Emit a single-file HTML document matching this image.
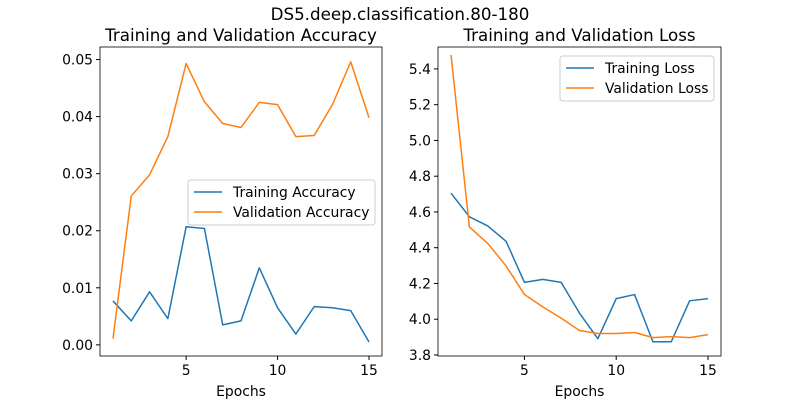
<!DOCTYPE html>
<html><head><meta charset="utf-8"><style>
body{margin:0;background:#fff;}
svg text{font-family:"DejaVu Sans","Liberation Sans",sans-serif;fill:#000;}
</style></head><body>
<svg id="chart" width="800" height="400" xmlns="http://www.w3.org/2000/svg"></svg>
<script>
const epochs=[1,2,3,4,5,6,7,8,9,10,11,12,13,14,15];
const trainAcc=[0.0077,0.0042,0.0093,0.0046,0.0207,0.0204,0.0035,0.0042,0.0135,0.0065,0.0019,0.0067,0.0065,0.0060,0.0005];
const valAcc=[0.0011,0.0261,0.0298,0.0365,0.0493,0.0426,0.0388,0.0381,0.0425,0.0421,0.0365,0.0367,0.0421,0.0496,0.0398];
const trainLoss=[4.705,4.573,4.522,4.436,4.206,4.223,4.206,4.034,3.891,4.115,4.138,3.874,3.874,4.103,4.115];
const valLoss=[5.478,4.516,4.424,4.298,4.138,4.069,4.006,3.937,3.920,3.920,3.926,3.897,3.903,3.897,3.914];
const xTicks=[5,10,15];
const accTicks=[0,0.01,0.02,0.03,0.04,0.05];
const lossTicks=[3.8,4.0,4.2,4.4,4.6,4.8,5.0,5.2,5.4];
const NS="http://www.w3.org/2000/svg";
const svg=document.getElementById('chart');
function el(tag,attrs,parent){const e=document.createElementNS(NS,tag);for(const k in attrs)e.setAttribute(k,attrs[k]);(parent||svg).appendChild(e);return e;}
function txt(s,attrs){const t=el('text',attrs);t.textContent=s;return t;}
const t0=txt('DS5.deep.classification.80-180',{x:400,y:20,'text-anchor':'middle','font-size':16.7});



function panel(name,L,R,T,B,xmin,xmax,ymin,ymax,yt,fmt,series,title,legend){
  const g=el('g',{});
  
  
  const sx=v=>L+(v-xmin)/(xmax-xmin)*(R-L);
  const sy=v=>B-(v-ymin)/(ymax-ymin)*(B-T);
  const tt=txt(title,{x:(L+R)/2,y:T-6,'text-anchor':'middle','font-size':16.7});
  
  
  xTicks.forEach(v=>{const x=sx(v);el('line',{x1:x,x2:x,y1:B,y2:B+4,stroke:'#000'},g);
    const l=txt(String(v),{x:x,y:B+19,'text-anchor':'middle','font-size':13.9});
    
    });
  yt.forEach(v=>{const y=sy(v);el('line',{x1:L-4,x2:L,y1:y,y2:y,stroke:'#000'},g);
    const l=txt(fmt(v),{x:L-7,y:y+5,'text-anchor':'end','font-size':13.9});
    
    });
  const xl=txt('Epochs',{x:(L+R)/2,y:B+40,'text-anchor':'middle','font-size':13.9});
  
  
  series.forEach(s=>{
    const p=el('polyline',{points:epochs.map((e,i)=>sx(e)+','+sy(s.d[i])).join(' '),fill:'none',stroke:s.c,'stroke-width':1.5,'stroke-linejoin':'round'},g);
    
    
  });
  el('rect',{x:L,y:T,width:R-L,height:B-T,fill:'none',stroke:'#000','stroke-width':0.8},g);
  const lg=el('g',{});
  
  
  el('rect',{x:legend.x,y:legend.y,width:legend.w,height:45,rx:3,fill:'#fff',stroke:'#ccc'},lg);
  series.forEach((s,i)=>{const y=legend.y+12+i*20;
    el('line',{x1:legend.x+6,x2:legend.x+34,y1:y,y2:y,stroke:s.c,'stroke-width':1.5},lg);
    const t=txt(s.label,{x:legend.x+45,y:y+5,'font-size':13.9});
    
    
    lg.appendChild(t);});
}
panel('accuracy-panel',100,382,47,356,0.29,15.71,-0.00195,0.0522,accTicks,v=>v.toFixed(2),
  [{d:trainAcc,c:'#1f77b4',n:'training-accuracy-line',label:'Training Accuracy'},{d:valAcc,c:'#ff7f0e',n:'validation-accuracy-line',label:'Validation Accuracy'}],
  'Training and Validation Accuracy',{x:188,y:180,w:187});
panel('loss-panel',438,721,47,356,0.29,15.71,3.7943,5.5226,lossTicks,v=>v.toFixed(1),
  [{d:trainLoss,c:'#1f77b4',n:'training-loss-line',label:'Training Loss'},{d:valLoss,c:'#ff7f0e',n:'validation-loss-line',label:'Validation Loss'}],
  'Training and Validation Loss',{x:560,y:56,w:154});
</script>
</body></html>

--

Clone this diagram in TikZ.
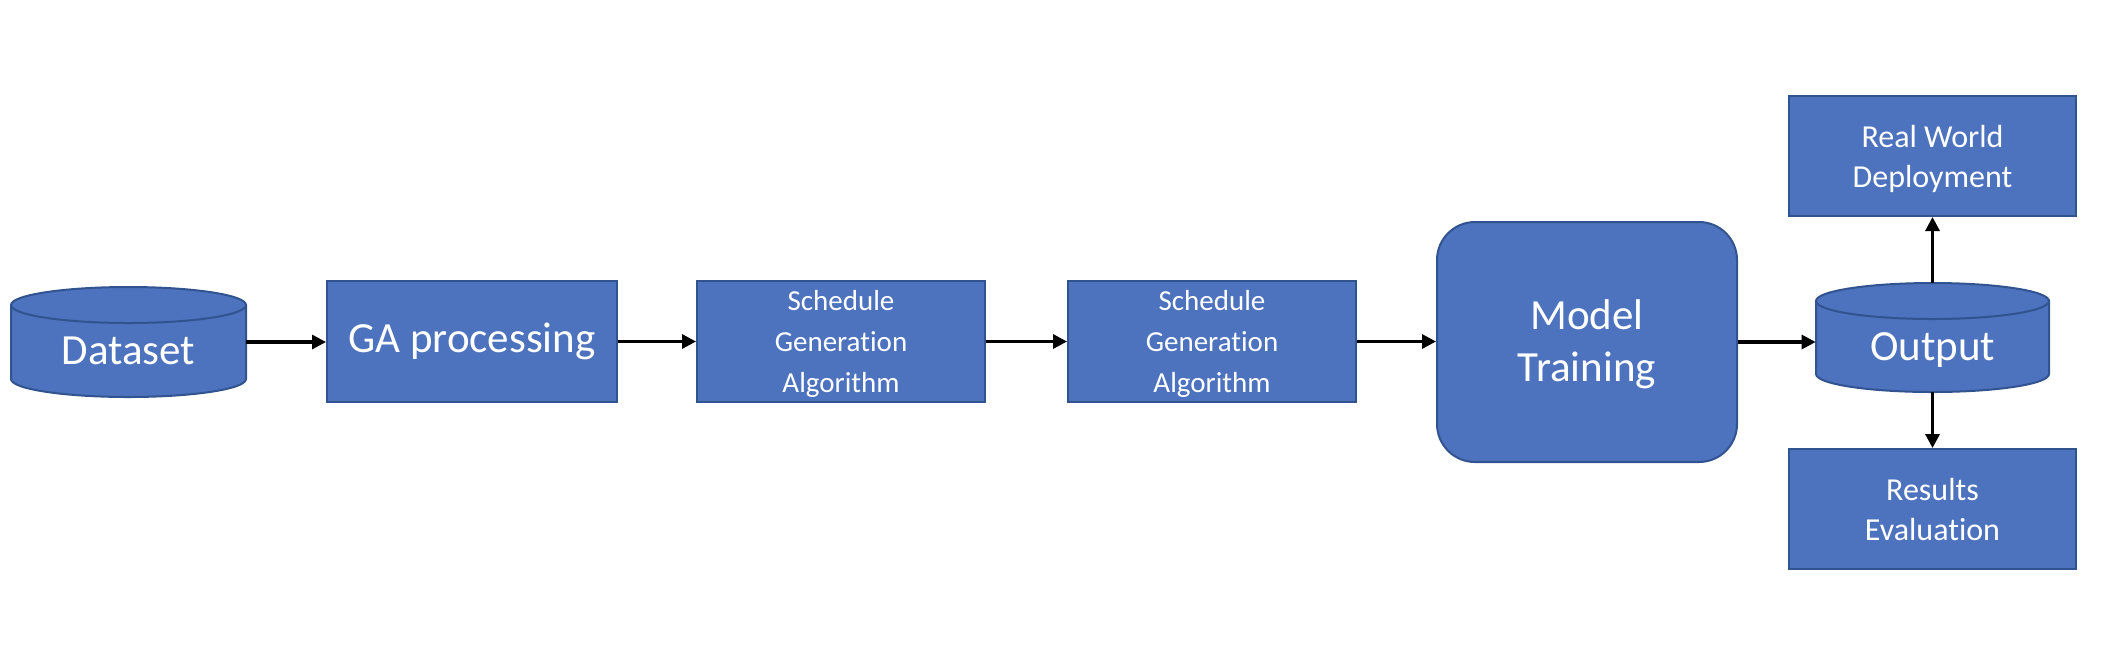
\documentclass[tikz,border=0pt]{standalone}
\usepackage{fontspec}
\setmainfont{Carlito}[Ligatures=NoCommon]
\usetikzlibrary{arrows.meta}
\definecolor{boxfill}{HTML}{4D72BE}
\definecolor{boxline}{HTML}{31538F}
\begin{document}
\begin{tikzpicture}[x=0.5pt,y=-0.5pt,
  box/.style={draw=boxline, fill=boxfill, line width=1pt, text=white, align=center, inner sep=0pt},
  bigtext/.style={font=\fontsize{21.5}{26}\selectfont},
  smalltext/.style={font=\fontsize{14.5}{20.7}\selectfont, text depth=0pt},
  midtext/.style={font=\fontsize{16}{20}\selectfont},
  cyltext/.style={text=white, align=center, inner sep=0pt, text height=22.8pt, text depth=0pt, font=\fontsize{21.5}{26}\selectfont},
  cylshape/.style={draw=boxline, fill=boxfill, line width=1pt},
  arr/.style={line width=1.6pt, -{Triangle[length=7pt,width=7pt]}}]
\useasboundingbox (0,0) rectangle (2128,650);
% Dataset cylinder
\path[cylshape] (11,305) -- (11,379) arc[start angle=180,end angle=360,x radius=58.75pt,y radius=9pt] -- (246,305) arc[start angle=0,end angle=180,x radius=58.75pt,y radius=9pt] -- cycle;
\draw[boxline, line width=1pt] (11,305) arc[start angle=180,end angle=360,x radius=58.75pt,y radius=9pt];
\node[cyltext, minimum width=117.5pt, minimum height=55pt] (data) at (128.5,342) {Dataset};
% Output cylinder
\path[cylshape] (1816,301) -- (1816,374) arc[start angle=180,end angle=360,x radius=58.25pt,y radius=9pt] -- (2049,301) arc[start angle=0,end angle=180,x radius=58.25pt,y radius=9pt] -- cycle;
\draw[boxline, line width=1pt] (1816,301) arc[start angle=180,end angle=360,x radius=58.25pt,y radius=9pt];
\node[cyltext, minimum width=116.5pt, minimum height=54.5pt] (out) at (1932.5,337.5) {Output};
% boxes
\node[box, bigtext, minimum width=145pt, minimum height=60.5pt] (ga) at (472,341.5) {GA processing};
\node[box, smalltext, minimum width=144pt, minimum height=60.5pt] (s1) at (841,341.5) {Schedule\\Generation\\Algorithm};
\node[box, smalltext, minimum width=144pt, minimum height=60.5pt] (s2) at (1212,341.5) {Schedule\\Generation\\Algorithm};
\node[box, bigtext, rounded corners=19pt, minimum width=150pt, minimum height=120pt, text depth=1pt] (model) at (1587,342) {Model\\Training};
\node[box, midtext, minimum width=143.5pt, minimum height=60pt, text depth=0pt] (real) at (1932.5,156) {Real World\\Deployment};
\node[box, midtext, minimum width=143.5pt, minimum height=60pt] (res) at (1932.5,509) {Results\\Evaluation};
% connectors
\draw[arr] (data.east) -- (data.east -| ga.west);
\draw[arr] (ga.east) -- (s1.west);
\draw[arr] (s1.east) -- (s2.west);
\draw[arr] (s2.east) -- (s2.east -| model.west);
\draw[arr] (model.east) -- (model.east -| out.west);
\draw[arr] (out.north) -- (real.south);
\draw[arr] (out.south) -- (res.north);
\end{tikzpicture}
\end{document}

Your instructions:
All lines in the data that contain the word "this" should be copied.

Response:
Emit a single-file HTML document matching this image.
Clone this diagram in TikZ.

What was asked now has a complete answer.